December 26, 2009: I’m on a train from Newark to New York. The sky is the color of a shark’s skin and it’s colder than a basement. People on the train are talking, laughing, gazing out the windows at the bleak scenery as town after town passes by. I feel a little like Arlo Guthrie. Good morning, America, how are ya?
I’m hunkered down in my seat with my best pals: a pair of ear buds and an Ipod. A slow, bluesy piano riff replaces the rattle and hum of the wheels on the rails beneath me. Billy Joel sings in my ear:
Some folks like to get away,
Take a holiday from the neighborhood.
Then I see a glint of steel on the horizon.

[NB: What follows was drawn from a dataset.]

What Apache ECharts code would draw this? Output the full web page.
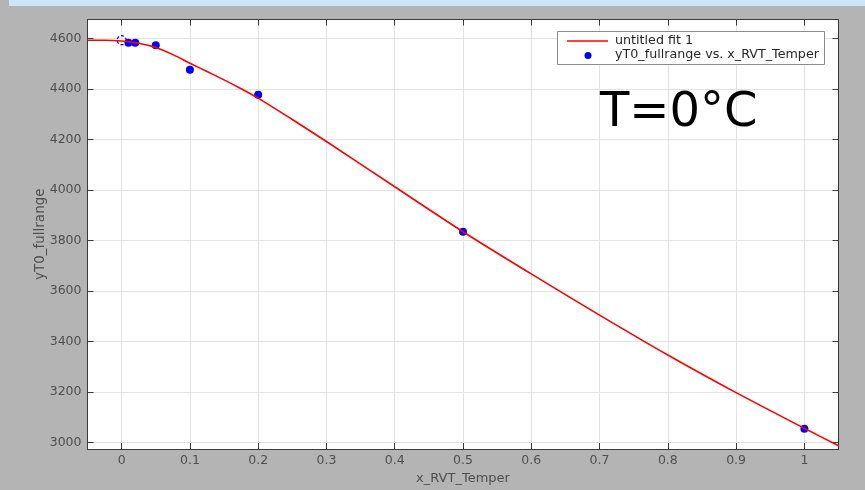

Skyscrapers. For some reason it reminds me of the 1950s and I Love Lucy. I can’t help smiling to myself. Billy resumes crooning in my ear:
Been high in the Rockies under the evergreens.
I know what I’m needin’, and I don’t wanna waste more time.
I’m in a New York state of mind.
As a matter of fact, I am.
Grand Central Station is packed tighter than one of those tiny clown cars. People of every color, nationality, and political affiliation meander about, some carrying luggage, some wearing ear buds, most with cell phones. The smells of food, cigarette smoke, and sweat permeate the air. I navigate my way through the crowd and locate the nearest facilities before heading outside to the street.
There’s a reason they call them skyscrapers. As I crane my neck upward, my jaw instantly hinges open, blowing my cover as a native New Yorker. A quick glance at my reflection in a window reveals a huge neon red banner hovering over my head: Tourist. With my anonymity shattered like fine china, I trudge up the street, eager to see the sights in Frank Sinatra’s town.
I make my way uptown, (or downtown, it’s hard to tell in Nueva York) and after several minutes I find myself in the midst of a giant sardine can of a store called American Girl. As best I can tell, every living person in the state of New York and New Jersey, and parts of Connecticut, is inside this store. I am pinned flat against a wall, not an easy feat for a fellow like me. After what seems like an eternity, I manage to slide along the wall and bolt outside to freedom.
Gulping in a lungful of New York’s semi-fresh air, I flip the collar on my jacket and head uptown. My eventual destination is the Empire State Building, but when I finally arrive, I am told it is currently closed.
It’s dark now, except for the multicolored kaleidoscope lighting of Times Square. I’m cold and my legs ache from walking. I board the train bound for Newark. It’s been a long day, but a good one.